Karl Nolle, MdL

Frankfurter Rundschau, 20.09.2005

Die Zäsur

Kommentar von Wolfgang Storz
 
Es ist das Besondere an diesem Wahlergebnis, dass Angela Merkel und Gerhard Schröder verloren haben. Die Kandidatin vermochte es nicht, aus einer chancenreichen Oppositionsrolle heraus eine immer weniger geliebte Regierung zu beerben; im Gegenteil: Ihre Partei verlor beträchtlich an Stimmen. Und Schröder und seine SPD? Die verloren noch deutlicher. Das Elend der politischen Klasse blitzte am Wahlabend immer dann auf, wenn die Kandidaten diesen Befund nur für den jeweils anderen gelten lassen wollten. Es war besonders greifbar, als der amtierende Kanzler versuchte, das traditionelle Erstzugriffsrecht der stärksten Fraktion wegzuwischen und das Wahlergebnis umzudeuten. Dies, indem er vor einem Millionen-Publikum demoskopische Befunde über Sympathie und Glaubwürdigkeit von Kanzlerkandidaten zu einem für sich erfolgreichen Plebiszit schmiedete, statt das reale Ergebnis seiner Partei zu akzeptieren.

Warum haben beide Kandidaten so eindeutig verloren? Sie hatten - der eine im praktischen Tun als Kanzler, die andere im Reden als Kandidatin - in den Augen großer Teile des Wahlvolkes das Soziale abgesprengt. Dass die Folgen für Schröder - gemessen an den Voraussagen - milder als für Merkel ausfielen, liegt ja ausschließlich daran, dass Oskar Lafontaine ihn rettete, indem er die Linkspartei souverän über die Fünf-Prozent-Hürde hievte und damit den schwarz-gelben Vorsprung vor Rot-Grün neutralisierte.

Wenn große Parteien sich gezwungen sehen, vom Sozialen abzulassen, zeigt dies, dass sie es sich weder zutrauen noch glaubwürdig vermögen, alle großen Interessen in einer Partei abzubilden. Insofern spricht viel dafür, dass diese Wahl eine Zäsur markiert: Der Abschied von den Volksparteien wird sichtbar. Unterschiedliche Koalitionen mit mehreren Partnern werden möglich, ebenso Minderheiten-Regierungen, die sich je nach Projekt Mehrheiten zusammensuchen. Die Wähler haben diesen Prozess gewollt. Nur noch 70 Prozent sind bereit, den Großparteien inhaltliche Blanko-Schecks auszustellen. Beliebter sind Parteien, die zu einzelnen zentralen Punkten klare Positionen haben: die FDP zu Mittelstand und Steuersystem, die Grünen zur Ökologie, die Linkspartei zum Gewicht des Sozialen. In Skandinavien ist dies parlamentarischer Alltag. Viel spricht dafür, dass eine Regierungs-Konstellation aus profilierten Parteien stabiler sein kann als eine aus zwei Großparteien, die es inhaltlich ständig zu zerreißen droht.

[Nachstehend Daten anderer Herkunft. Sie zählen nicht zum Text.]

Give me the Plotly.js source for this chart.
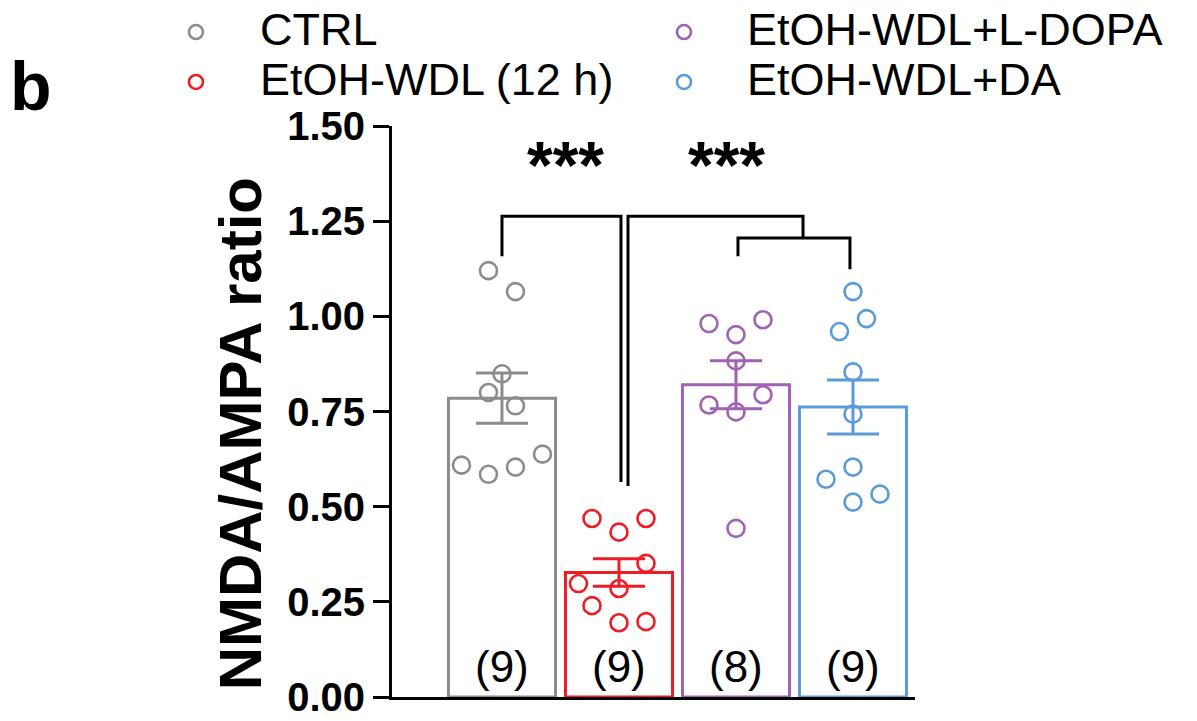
<!DOCTYPE html>
<html>
<head>
<meta charset="utf-8">
<script src="https://cdn.plot.ly/plotly-3.0.1.min.js"></script>
<style>html,body{margin:0;padding:0;background:#fff;}#chart{width:1197px;height:721px;}</style>
</head>
<body>
<div id="chart"></div>
<script>
// ---- data ----
const groups = ['CTRL', 'EtOH-WDL (12 h)', 'EtOH-WDL+L-DOPA', 'EtOH-WDL+DA'];
const means = [0.785, 0.327, 0.820, 0.762];
const sems = [0.066, 0.036, 0.063, 0.071];
const counts = [9, 9, 8, 9];
const ctrlValues = [1.120, 1.065, 0.849, 0.800, 0.765, 0.609, 0.585, 0.604, 0.638];
const ctrlSlots  = [-1, 1, 0, -1, 1, -3, -1, 1, 3];
const wdlValues  = [0.469, 0.469, 0.433, 0.351, 0.298, 0.285, 0.240, 0.195, 0.198];
const wdlSlots   = [-2, 2, 0, 2, -3, 0, -2, 0, 2];
const ldopaValues = [0.981, 0.991, 0.952, 0.883, 0.794, 0.767, 0.749, 0.443];
const ldopaSlots  = [-2, 2, 0, 0, 2, -2, 0, 0];
const daValues = [1.065, 0.994, 0.960, 0.854, 0.743, 0.604, 0.572, 0.533, 0.512];
const daSlots  = [0, 1, -1, 0, 0, 0, -2, 2, 0];
const significance = ['***', '***'];

// ---- styling ----
const colors = ['#8c8c8c', '#ee1c25', '#a062b3', '#5b9bd9'];
const FONT = 'Liberation Sans, Arial, sans-serif';
const slotStep = 0.1154;
const pts = [[ctrlValues, ctrlSlots], [wdlValues, wdlSlots], [ldopaValues, ldopaSlots], [daValues, daSlots]];
const xs = groups.map((g, i) => i);

const traces = [];
traces.push({
  type: 'bar', x: xs, y: means, width: 0.915,
  marker: {color: 'rgba(255,255,255,1)', line: {color: colors, width: 3}},
  showlegend: false, hoverinfo: 'skip'
});
// coloured error bars (mean ± SEM)
groups.forEach((g, i) => {
  traces.push({
    type: 'scatter', mode: 'markers', x: [i], y: [means[i]],
    marker: {size: 1, color: 'rgba(0,0,0,0)'},
    error_y: {type: 'data', array: [sems[i]], visible: true, thickness: 3, width: 26, color: colors[i]},
    showlegend: false, hoverinfo: 'skip'
  });
});
pts.forEach((p, i) => {
  traces.push({
    type: 'scatter', mode: 'markers', name: groups[i],
    x: p[1].map(s => i + s * slotStep), y: p[0],
    marker: {symbol: 'circle-open', size: 17, color: colors[i], line: {width: 2.6, color: colors[i]}},
    showlegend: false
  });
});

// brackets (data coords)
const blk = {color: '#000', width: 3};
const bracketTop = 1.263, bracketMid = 1.206;
const shapes = [
  {type: 'path', xref: 'x', yref: 'y', line: blk,
   path: `M 0,1.158 L 0,${bracketTop} L 1.017,${bracketTop} L 1.017,0.565`},
  {type: 'path', xref: 'x', yref: 'y', line: blk,
   path: `M 1.077,0.554 L 1.077,${bracketTop} L 2.573,${bracketTop} L 2.573,${bracketMid}`},
  {type: 'path', xref: 'x', yref: 'y', line: blk,
   path: `M 2.017,1.158 L 2.017,${bracketMid} L 2.974,${bracketMid} L 2.974,1.124`}
];

// legend circles (paper coords, pixel-sized)
const legendPos = [[-0.3748, 1.1646], [-0.3748, 1.0771], [0.5583, 1.1646], [0.5583, 1.0771]];
const legendText = [[-0.2562, 1.1646], [-0.2562, 1.0771], [0.675, 1.1646], [0.675, 1.0771]];
legendPos.forEach((p, i) => {
  shapes.push({type: 'circle', xref: 'paper', yref: 'paper', xsizemode: 'pixel', ysizemode: 'pixel',
    xanchor: p[0], yanchor: p[1], x0: -7, x1: 7, y0: -7, y1: 7,
    line: {color: colors[i], width: 2.6}, fillcolor: 'rgba(0,0,0,0)'});
});

const annotations = [];
groups.forEach((g, i) => {
  annotations.push({xref: 'paper', yref: 'paper', x: legendText[i][0], y: legendText[i][1] + 0.004,
    xanchor: 'left', yanchor: 'middle', text: g, showarrow: false,
    font: {family: FONT, size: 45, color: '#000'}});
  annotations.push({xref: 'x', yref: 'y', x: i, y: 0.081, xanchor: 'center', yanchor: 'middle',
    text: '(' + counts[i] + ')', showarrow: false, font: {family: FONT, size: 44, color: '#000'}});
});
annotations.push({xref: 'x', yref: 'y', x: 0.54, y: 1.397, text: significance[0], showarrow: false,
  xanchor: 'center', yanchor: 'middle', font: {family: FONT, size: 66, color: '#000', weight: 'bold'}});
annotations.push({xref: 'x', yref: 'y', x: 1.92, y: 1.397, text: significance[1], showarrow: false,
  xanchor: 'center', yanchor: 'middle', font: {family: FONT, size: 66, color: '#000', weight: 'bold'}});
annotations.push({xref: 'paper', yref: 'paper', x: -0.2906, y: 0.46, textangle: -90,
  text: 'NMDA/AMPA ratio', showarrow: false, xanchor: 'center', yanchor: 'middle',
  font: {family: FONT, size: 60, color: '#000', weight: 'bold'}});
annotations.push({xref: 'paper', yref: 'paper', x: -0.735, y: 1.07, text: 'b', showarrow: false,
  xanchor: 'left', yanchor: 'middle', font: {family: FONT, size: 68, color: '#000', weight: 'bold'}});

const layout = {
  width: 1197, height: 721,
  margin: {l: 392, r: 282, t: 126, b: 24},
  paper_bgcolor: '#fff', plot_bgcolor: '#fff',
  showlegend: false,
  xaxis: {range: [-0.94, 3.53], showline: true, linewidth: 3, linecolor: '#000',
    showgrid: false, zeroline: false, showticklabels: false, ticks: ''},
  yaxis: {range: [0, 1.5], dtick: 0.25, tick0: 0, tickformat: '.2f', showline: true, linewidth: 3,
    linecolor: '#000', ticks: 'outside', ticklen: 16, tickwidth: 3, tickcolor: '#000',
    showgrid: false, zeroline: false,
    tickfont: {family: FONT, size: 40, color: '#000', weight: 'bold'}},
  shapes: shapes, annotations: annotations
};
Plotly.newPlot('chart', traces, layout, {displayModeBar: false, staticPlot: true});
</script>
</body>
</html>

Die Optionen haben sich rechnerisch vermehrt, die Situation ist ungewohnt, ungeübt die ersten Bewegungen der Politiker. Wenn sie nun beraten, sollten sie beherzigen, was die Wählerinnen und Wähler ihnen mit diesem Ergebnis mitgegeben haben. Sie haben Schröder abgewählt und Merkel nicht gewählt. Sie haben mit einer Mehrheit knapp über 50 Prozent eine Grundorientierung gewählt, welche die Politik anhält, drei zentrale Punkte nicht gegeneinander auszuspielen: eine wettbewerbsfähige Wirtschaft vereint mit einer sozialen und ökologischen Politik und einem leistungsfähigen Staat, der dafür den Rahmen setzt. Diese Grundeinstellung spiegelt sich in der gesellschaftlichen Mehrheit links von der Mitte wider, die sich aus der Addition der Ergebnisse für SPD, Grüne und Linkspartei ergibt. Das führt heute zu keiner handlungsfähigen Regierung, dennoch kann es von keiner Partei ignoriert werden.